[Given material start]

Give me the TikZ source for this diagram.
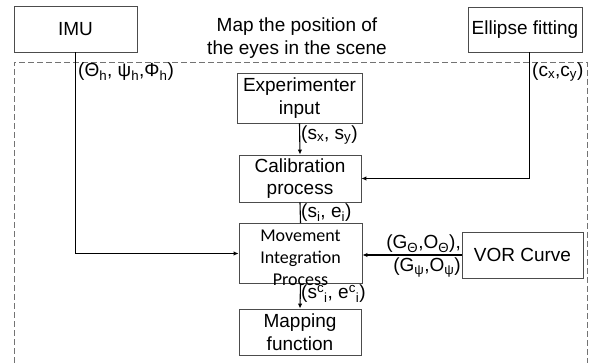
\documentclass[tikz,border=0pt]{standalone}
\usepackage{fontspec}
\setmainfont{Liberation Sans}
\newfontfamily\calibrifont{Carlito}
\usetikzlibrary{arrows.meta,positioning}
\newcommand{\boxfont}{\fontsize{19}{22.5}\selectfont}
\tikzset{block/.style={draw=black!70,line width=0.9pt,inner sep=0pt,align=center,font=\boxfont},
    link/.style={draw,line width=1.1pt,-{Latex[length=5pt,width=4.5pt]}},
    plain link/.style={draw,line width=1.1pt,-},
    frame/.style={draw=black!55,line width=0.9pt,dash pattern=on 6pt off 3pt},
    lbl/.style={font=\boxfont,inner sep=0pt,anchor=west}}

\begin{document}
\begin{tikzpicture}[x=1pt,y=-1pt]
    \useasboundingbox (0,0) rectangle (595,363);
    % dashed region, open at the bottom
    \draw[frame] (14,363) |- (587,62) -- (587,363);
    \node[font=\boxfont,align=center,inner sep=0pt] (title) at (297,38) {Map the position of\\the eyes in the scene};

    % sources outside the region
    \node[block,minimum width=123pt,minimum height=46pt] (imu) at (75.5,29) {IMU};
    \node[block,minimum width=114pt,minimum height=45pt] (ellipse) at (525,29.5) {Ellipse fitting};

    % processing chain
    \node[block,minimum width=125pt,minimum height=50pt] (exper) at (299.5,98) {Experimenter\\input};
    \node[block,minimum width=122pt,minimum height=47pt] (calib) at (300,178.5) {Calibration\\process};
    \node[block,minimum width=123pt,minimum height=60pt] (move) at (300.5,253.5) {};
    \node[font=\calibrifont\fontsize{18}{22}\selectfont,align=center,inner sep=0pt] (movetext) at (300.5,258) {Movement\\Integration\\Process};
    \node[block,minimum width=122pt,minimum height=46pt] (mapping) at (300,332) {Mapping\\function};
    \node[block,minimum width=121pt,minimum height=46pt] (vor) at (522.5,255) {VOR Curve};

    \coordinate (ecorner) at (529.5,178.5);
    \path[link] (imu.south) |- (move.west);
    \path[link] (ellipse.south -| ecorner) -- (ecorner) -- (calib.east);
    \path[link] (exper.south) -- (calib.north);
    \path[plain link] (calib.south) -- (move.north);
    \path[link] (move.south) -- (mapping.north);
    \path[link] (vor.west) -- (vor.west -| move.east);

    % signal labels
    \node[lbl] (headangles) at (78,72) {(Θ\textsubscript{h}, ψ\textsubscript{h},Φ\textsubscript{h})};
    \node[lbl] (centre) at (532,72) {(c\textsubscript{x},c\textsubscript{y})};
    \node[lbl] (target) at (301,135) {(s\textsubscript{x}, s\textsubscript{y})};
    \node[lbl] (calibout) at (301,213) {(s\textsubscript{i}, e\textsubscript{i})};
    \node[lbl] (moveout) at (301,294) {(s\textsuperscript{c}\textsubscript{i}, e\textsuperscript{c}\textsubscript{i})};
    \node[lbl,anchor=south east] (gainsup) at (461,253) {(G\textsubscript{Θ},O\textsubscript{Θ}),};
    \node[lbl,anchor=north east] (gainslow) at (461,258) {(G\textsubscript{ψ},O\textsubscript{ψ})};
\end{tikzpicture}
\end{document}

[Given material end]

- [Problem to solve]: Retype the listing exactly. Pictures do not belong in the copy.

- [Result of the exercise]:
Give me the TikZ source for this diagram.
\documentclass[tikz,border=0pt]{standalone}
\usepackage{fontspec}
\setmainfont{Liberation Sans}
\newfontfamily\calibrifont{Carlito}
\usetikzlibrary{arrows.meta,positioning}
\newcommand{\boxfont}{\fontsize{19}{22.5}\selectfont}
\tikzset{block/.style={draw=black!70,line width=0.9pt,inner sep=0pt,align=center,font=\boxfont},
    link/.style={draw,line width=1.1pt,-{Latex[length=5pt,width=4.5pt]}},
    plain link/.style={draw,line width=1.1pt,-},
    frame/.style={draw=black!55,line width=0.9pt,dash pattern=on 6pt off 3pt},
    lbl/.style={font=\boxfont,inner sep=0pt,anchor=west}}

\begin{document}
\begin{tikzpicture}[x=1pt,y=-1pt]
    \useasboundingbox (0,0) rectangle (595,363);
    % dashed region, open at the bottom
    \draw[frame] (14,363) |- (587,62) -- (587,363);
    \node[font=\boxfont,align=center,inner sep=0pt] (title) at (297,38) {Map the position of\\the eyes in the scene};

    % sources outside the region
    \node[block,minimum width=123pt,minimum height=46pt] (imu) at (75.5,29) {IMU};
    \node[block,minimum width=114pt,minimum height=45pt] (ellipse) at (525,29.5) {Ellipse fitting};

    % processing chain
    \node[block,minimum width=125pt,minimum height=50pt] (exper) at (299.5,98) {Experimenter\\input};
    \node[block,minimum width=122pt,minimum height=47pt] (calib) at (300,178.5) {Calibration\\process};
    \node[block,minimum width=123pt,minimum height=60pt] (move) at (300.5,253.5) {};
    \node[font=\calibrifont\fontsize{18}{22}\selectfont,align=center,inner sep=0pt] (movetext) at (300.5,258) {Movement\\Integration\\Process};
    \node[block,minimum width=122pt,minimum height=46pt] (mapping) at (300,332) {Mapping\\function};
    \node[block,minimum width=121pt,minimum height=46pt] (vor) at (522.5,255) {VOR Curve};

    \coordinate (ecorner) at (529.5,178.5);
    \path[link] (imu.south) |- (move.west);
    \path[link] (ellipse.south -| ecorner) -- (ecorner) -- (calib.east);
    \path[link] (exper.south) -- (calib.north);
    \path[plain link] (calib.south) -- (move.north);
    \path[link] (move.south) -- (mapping.north);
    \path[link] (vor.west) -- (vor.west -| move.east);

    % signal labels
    \node[lbl] (headangles) at (78,72) {(Θ\textsubscript{h}, ψ\textsubscript{h},Φ\textsubscript{h})};
    \node[lbl] (centre) at (532,72) {(c\textsubscript{x},c\textsubscript{y})};
    \node[lbl] (target) at (301,135) {(s\textsubscript{x}, s\textsubscript{y})};
    \node[lbl] (calibout) at (301,213) {(s\textsubscript{i}, e\textsubscript{i})};
    \node[lbl] (moveout) at (301,294) {(s\textsuperscript{c}\textsubscript{i}, e\textsuperscript{c}\textsubscript{i})};
    \node[lbl,anchor=south east] (gainsup) at (461,253) {(G\textsubscript{Θ},O\textsubscript{Θ}),};
    \node[lbl,anchor=north east] (gainslow) at (461,258) {(G\textsubscript{ψ},O\textsubscript{ψ})};
\end{tikzpicture}
\end{document}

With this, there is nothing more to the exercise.